## Supplied material
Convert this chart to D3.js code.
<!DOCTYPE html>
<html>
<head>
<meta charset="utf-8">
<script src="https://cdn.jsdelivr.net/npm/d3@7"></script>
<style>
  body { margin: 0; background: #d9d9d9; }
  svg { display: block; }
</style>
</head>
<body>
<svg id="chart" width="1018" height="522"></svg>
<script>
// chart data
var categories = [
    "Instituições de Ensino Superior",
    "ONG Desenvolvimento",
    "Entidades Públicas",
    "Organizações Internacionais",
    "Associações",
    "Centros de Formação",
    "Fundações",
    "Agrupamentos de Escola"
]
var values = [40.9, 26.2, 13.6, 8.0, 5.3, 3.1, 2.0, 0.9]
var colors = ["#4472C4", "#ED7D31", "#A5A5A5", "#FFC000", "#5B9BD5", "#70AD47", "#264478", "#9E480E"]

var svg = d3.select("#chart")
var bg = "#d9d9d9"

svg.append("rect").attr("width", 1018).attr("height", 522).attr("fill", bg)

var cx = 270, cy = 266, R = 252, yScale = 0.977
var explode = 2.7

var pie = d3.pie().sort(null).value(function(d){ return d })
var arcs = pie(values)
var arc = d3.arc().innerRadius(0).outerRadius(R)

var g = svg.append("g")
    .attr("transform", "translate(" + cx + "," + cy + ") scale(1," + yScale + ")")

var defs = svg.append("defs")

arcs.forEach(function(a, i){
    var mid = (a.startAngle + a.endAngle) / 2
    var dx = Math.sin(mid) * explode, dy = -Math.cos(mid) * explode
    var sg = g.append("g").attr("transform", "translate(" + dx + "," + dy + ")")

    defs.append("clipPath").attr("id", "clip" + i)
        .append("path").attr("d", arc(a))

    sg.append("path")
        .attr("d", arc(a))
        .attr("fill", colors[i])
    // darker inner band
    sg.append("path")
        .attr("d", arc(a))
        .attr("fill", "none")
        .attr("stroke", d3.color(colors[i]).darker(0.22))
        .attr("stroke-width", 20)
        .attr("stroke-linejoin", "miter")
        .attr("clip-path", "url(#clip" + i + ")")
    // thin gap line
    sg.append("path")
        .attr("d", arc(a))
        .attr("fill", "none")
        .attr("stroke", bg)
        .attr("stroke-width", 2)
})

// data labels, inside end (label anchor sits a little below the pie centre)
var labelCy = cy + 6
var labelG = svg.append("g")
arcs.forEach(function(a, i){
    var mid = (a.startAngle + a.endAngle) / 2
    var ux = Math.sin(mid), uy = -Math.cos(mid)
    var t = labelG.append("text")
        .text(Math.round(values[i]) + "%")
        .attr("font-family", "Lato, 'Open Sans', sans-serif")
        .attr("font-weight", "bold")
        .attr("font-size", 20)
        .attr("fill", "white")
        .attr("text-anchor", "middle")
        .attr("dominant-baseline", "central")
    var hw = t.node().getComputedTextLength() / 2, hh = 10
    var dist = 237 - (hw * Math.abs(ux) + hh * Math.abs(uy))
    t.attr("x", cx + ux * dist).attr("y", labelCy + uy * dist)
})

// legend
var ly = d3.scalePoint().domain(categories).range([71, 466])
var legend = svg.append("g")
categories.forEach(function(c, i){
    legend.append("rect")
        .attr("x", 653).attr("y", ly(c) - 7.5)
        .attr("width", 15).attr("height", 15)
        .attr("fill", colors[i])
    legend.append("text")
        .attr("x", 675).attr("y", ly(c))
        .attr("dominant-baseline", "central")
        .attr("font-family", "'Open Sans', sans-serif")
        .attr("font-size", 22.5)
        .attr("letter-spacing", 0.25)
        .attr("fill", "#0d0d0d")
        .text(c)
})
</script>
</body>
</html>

==

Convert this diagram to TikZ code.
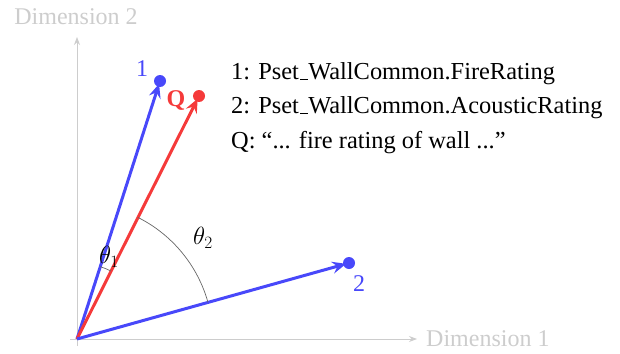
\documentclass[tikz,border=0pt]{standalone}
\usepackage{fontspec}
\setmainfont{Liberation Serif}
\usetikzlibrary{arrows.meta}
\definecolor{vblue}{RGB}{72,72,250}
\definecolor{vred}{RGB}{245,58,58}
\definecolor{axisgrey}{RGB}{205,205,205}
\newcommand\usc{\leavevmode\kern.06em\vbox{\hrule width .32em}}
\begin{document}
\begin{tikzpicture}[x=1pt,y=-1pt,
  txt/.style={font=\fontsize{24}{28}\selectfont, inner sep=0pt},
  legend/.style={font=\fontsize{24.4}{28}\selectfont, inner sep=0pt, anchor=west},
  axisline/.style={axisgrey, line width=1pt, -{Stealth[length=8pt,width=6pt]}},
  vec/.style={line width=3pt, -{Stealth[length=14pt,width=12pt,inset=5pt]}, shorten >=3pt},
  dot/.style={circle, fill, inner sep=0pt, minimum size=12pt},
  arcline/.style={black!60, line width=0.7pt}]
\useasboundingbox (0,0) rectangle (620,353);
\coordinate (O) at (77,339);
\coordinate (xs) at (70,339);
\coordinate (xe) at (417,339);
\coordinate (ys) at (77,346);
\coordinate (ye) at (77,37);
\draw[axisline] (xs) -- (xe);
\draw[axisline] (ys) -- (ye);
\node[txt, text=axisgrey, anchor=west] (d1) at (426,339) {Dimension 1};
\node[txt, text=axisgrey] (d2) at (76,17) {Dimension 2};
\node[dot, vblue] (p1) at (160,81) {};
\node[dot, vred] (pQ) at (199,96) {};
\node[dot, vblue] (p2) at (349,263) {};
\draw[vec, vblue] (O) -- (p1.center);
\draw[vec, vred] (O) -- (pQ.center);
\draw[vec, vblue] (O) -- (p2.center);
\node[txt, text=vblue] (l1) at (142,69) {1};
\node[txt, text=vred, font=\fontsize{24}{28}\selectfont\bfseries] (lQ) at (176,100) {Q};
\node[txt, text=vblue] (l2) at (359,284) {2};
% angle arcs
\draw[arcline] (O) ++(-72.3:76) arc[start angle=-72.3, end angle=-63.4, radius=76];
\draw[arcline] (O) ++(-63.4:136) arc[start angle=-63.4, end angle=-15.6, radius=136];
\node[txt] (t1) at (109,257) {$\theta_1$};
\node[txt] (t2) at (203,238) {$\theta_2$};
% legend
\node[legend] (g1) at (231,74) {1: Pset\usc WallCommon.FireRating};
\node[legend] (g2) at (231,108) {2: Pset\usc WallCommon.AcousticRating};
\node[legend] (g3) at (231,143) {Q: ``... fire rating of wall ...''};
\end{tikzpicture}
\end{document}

## Work instructions
Only the lines from the one containing "Convert this chart to D3.js code." through the one containing "var explode = 2.7" are to be extracted, exactly as they appear, with both ends included.

## Result of this exercise
Convert this chart to D3.js code.
<!DOCTYPE html>
<html>
<head>
<meta charset="utf-8">
<script src="https://cdn.jsdelivr.net/npm/d3@7"></script>
<style>
  body { margin: 0; background: #d9d9d9; }
  svg { display: block; }
</style>
</head>
<body>
<svg id="chart" width="1018" height="522"></svg>
<script>
// chart data
var categories = [
    "Instituições de Ensino Superior",
    "ONG Desenvolvimento",
    "Entidades Públicas",
    "Organizações Internacionais",
    "Associações",
    "Centros de Formação",
    "Fundações",
    "Agrupamentos de Escola"
]
var values = [40.9, 26.2, 13.6, 8.0, 5.3, 3.1, 2.0, 0.9]
var colors = ["#4472C4", "#ED7D31", "#A5A5A5", "#FFC000", "#5B9BD5", "#70AD47", "#264478", "#9E480E"]

var svg = d3.select("#chart")
var bg = "#d9d9d9"

svg.append("rect").attr("width", 1018).attr("height", 522).attr("fill", bg)

var cx = 270, cy = 266, R = 252, yScale = 0.977
var explode = 2.7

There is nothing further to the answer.